(Request): Go through the material below and count the lines with the string "code"; the number is the whole answer.

(Records provided):
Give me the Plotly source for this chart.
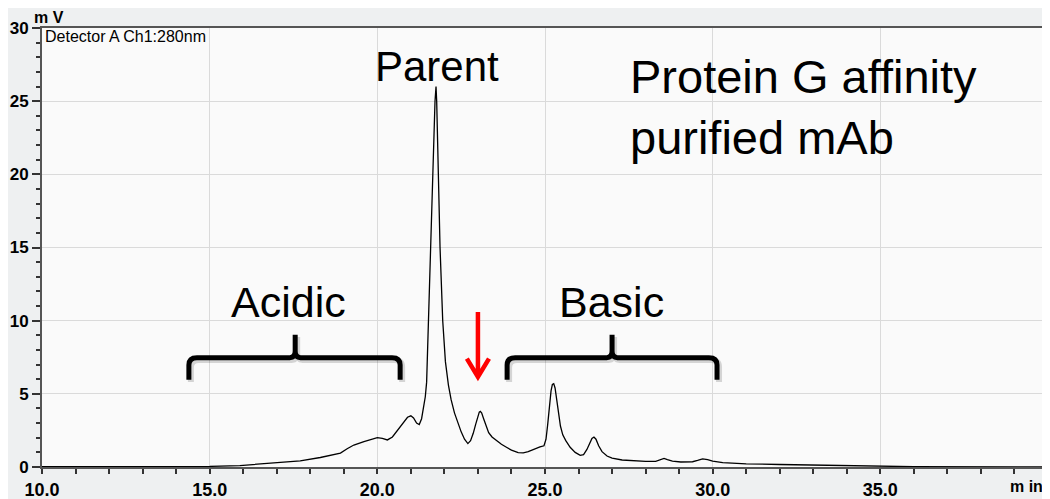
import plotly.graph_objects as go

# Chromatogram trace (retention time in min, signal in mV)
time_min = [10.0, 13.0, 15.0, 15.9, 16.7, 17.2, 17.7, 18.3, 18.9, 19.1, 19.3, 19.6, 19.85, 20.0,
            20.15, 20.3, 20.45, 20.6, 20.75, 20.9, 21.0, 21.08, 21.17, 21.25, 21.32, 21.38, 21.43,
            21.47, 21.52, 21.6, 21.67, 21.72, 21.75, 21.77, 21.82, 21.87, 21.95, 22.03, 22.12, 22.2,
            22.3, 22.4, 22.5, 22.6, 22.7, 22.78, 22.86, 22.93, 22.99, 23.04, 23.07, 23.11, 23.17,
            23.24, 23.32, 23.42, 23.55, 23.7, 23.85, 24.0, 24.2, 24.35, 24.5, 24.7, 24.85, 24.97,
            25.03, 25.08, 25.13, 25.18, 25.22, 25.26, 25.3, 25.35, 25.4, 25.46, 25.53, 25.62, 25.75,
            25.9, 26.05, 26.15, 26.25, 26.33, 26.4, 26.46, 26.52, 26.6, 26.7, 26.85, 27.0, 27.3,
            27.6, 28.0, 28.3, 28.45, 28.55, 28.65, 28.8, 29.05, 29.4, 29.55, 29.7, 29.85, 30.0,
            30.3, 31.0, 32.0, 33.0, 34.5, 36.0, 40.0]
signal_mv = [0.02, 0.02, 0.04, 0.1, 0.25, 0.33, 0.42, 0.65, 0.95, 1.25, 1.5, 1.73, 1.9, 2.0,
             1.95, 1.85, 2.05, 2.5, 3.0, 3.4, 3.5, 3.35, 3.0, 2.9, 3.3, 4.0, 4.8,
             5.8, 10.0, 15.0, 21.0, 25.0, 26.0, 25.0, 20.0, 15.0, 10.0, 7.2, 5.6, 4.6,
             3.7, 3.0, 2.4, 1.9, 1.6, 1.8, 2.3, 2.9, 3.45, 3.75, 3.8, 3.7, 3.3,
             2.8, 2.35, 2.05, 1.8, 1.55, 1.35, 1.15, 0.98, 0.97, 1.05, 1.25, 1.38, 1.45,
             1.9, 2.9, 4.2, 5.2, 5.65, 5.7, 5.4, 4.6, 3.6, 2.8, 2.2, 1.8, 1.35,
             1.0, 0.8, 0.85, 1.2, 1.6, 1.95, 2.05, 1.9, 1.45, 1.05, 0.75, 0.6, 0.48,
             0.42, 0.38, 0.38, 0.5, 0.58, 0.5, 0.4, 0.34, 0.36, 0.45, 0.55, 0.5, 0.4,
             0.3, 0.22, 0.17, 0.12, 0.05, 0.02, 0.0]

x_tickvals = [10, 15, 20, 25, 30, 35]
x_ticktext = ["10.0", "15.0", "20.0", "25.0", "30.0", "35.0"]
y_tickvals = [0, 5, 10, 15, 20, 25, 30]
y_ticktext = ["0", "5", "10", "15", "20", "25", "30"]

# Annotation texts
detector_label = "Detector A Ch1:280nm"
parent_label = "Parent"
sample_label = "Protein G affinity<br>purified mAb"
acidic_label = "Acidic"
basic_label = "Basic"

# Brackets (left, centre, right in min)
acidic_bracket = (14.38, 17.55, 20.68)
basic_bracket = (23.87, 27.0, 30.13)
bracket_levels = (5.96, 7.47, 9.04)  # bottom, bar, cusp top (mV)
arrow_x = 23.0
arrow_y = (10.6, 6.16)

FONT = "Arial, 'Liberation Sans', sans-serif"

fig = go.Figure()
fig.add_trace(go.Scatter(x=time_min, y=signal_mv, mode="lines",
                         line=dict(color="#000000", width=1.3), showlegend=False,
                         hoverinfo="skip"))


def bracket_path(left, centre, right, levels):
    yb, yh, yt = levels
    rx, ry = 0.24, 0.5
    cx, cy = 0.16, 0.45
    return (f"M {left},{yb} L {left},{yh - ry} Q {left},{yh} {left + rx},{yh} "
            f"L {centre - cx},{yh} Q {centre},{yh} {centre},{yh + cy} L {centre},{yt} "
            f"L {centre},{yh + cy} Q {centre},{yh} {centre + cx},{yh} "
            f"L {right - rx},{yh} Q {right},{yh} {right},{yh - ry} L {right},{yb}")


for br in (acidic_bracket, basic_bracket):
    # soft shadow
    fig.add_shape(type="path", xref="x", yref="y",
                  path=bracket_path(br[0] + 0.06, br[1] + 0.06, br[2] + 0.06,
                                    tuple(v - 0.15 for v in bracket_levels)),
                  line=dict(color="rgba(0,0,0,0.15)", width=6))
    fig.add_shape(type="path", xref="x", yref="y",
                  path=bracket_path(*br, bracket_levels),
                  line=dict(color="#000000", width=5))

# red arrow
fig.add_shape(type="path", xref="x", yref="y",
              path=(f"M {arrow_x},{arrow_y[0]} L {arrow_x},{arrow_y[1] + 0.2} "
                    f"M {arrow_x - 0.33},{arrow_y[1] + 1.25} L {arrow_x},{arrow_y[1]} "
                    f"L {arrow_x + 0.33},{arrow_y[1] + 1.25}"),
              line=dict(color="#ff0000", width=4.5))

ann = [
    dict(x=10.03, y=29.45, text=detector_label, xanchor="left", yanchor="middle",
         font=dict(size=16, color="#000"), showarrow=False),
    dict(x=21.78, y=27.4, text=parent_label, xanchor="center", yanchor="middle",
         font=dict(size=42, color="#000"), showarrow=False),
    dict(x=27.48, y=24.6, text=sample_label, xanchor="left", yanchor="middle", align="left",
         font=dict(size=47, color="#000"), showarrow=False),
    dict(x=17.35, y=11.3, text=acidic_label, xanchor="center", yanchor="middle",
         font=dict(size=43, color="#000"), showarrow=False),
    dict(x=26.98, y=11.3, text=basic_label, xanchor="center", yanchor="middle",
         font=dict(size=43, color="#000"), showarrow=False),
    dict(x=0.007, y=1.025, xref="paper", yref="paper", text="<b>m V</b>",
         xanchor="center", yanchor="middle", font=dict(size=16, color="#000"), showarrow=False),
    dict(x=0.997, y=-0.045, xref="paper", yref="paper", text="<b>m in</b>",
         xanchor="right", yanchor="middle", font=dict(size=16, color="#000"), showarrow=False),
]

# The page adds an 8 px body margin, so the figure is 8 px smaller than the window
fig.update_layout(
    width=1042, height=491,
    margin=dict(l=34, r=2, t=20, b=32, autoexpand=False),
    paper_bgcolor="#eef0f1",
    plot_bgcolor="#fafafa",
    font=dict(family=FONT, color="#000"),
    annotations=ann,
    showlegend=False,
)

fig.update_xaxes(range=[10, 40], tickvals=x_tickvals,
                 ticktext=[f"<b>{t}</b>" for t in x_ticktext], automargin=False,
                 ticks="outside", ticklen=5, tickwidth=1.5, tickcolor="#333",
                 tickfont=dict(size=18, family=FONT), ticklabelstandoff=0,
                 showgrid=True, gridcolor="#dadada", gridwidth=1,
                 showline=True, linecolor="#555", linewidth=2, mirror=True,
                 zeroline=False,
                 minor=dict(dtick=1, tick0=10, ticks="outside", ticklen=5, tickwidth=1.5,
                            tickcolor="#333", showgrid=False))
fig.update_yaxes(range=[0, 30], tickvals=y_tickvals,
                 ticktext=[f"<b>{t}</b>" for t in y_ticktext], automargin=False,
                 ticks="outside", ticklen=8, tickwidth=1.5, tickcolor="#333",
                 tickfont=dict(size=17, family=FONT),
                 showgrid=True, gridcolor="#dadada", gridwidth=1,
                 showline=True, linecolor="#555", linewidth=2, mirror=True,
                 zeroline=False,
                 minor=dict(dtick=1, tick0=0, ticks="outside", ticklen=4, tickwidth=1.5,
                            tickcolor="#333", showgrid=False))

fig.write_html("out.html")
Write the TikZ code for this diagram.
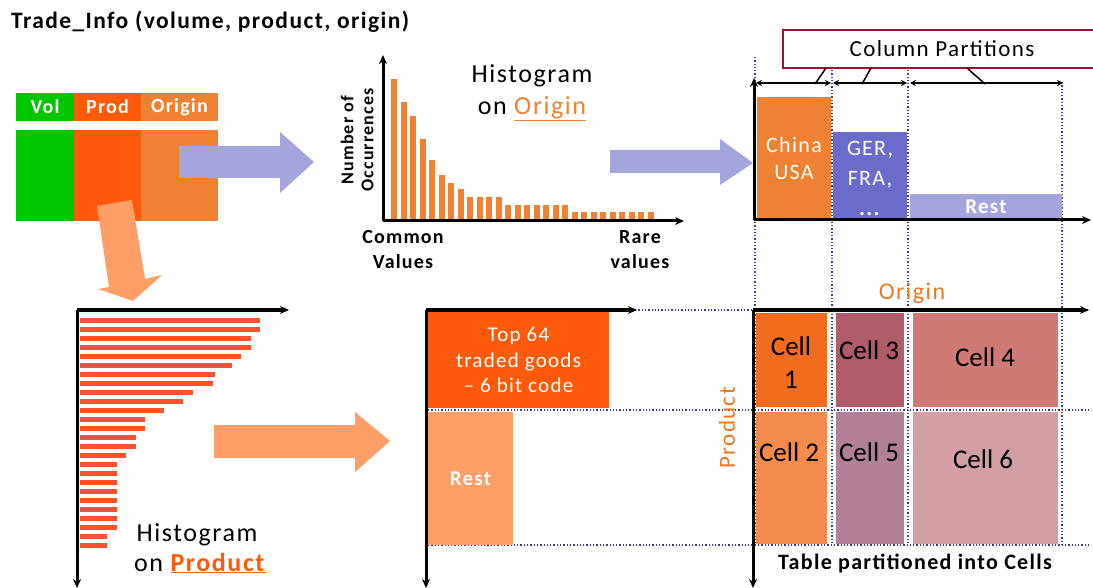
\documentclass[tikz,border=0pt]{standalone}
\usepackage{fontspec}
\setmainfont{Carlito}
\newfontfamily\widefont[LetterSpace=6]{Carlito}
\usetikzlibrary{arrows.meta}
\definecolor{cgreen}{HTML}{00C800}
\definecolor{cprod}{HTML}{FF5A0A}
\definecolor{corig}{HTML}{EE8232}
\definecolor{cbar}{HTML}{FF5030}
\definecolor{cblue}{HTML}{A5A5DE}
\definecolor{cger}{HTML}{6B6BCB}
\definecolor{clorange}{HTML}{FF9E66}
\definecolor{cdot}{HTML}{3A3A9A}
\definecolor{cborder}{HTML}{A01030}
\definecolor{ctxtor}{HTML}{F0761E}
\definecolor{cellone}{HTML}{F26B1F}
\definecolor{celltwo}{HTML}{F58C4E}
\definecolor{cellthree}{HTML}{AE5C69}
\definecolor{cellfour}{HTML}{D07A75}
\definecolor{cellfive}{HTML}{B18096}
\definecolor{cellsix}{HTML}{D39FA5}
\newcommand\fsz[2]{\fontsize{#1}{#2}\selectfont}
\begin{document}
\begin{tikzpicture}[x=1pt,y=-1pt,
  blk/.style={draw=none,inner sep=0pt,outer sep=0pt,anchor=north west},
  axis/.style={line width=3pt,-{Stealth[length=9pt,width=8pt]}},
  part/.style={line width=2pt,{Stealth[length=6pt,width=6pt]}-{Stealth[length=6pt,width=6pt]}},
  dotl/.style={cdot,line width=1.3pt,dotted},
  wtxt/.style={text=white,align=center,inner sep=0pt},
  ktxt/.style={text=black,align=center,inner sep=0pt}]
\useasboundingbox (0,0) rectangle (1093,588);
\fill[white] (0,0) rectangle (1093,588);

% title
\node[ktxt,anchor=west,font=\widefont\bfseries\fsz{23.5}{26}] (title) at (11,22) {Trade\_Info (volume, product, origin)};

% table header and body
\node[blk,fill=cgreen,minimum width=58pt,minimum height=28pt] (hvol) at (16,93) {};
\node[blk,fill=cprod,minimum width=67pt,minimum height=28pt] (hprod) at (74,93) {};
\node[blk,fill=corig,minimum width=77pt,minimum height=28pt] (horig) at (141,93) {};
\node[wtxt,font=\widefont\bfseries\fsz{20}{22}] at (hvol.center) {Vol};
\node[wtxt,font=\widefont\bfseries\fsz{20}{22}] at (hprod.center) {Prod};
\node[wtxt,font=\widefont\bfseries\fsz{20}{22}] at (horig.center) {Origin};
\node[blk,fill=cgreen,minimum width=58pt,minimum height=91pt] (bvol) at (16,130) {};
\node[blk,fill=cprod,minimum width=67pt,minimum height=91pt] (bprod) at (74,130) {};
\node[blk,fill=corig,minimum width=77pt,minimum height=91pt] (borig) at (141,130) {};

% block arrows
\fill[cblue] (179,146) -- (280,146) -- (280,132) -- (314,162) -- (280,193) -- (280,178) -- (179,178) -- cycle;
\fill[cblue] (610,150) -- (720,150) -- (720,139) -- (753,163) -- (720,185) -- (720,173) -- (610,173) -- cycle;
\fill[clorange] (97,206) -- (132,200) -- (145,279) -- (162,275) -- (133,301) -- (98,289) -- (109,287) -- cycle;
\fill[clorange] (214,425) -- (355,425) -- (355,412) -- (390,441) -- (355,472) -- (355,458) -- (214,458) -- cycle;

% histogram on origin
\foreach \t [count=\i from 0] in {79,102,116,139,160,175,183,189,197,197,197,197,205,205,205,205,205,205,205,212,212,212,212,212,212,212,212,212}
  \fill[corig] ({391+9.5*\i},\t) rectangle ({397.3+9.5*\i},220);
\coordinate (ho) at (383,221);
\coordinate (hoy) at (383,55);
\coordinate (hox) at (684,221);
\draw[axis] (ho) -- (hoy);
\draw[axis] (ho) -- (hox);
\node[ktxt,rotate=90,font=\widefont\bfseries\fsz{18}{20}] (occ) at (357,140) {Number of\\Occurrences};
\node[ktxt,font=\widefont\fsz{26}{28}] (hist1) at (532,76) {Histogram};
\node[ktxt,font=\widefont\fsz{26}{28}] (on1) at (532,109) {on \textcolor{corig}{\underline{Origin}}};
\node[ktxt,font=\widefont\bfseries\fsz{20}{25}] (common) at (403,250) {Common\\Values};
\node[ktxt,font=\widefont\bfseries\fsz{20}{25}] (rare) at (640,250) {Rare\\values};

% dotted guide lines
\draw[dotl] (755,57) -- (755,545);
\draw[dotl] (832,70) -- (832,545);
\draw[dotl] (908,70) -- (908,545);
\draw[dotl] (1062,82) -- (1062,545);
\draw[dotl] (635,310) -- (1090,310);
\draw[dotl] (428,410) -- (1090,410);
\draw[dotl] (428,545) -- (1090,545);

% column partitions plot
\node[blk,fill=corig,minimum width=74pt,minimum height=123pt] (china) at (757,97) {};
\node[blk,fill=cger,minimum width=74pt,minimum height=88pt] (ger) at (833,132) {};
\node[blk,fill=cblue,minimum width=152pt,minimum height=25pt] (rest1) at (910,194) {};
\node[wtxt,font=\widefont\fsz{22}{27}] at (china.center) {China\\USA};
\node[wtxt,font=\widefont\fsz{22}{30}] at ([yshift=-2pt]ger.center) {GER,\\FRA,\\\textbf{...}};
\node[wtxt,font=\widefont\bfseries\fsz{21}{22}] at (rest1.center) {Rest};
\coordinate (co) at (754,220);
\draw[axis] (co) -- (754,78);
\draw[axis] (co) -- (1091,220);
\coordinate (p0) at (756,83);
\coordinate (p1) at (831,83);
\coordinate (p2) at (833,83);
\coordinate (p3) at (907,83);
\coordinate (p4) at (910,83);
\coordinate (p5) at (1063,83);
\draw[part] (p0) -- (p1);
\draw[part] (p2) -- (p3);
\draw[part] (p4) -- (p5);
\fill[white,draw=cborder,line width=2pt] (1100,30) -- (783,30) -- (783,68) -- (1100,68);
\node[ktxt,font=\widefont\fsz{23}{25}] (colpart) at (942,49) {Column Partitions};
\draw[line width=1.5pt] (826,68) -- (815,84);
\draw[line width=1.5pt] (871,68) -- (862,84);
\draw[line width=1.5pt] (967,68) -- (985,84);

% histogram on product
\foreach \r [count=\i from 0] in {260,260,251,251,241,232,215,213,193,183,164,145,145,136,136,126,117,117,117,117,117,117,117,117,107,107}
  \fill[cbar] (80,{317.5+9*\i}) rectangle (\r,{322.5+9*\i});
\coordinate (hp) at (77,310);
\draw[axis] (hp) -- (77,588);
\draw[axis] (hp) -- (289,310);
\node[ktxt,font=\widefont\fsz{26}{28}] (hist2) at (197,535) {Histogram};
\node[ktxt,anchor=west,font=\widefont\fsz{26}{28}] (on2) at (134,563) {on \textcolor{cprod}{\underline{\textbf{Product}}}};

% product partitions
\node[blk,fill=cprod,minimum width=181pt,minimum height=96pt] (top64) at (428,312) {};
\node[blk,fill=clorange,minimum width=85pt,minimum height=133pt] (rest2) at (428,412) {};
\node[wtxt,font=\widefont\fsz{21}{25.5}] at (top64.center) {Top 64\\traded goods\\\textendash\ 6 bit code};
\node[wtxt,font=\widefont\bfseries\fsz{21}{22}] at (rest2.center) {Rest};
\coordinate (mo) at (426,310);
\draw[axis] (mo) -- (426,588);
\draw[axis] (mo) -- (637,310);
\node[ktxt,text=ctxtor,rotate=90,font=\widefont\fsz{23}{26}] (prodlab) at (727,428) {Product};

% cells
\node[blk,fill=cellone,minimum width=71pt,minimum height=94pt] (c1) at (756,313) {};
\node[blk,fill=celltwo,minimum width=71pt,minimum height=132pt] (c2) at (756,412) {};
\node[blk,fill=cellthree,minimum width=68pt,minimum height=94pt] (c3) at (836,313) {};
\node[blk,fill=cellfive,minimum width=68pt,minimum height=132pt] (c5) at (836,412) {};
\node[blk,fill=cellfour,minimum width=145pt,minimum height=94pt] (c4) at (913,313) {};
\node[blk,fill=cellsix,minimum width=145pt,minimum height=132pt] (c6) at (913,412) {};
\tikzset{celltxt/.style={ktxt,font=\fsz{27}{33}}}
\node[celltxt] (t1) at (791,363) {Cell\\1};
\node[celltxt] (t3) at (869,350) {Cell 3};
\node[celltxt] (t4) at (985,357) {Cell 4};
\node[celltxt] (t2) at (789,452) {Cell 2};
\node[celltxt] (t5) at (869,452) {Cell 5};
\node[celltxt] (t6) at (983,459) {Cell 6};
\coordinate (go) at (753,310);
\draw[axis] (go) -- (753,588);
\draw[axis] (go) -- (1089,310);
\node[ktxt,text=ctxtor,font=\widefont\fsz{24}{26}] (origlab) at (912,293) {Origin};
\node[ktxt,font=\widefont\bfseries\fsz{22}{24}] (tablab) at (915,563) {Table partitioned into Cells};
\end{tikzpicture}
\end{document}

(The solution): 2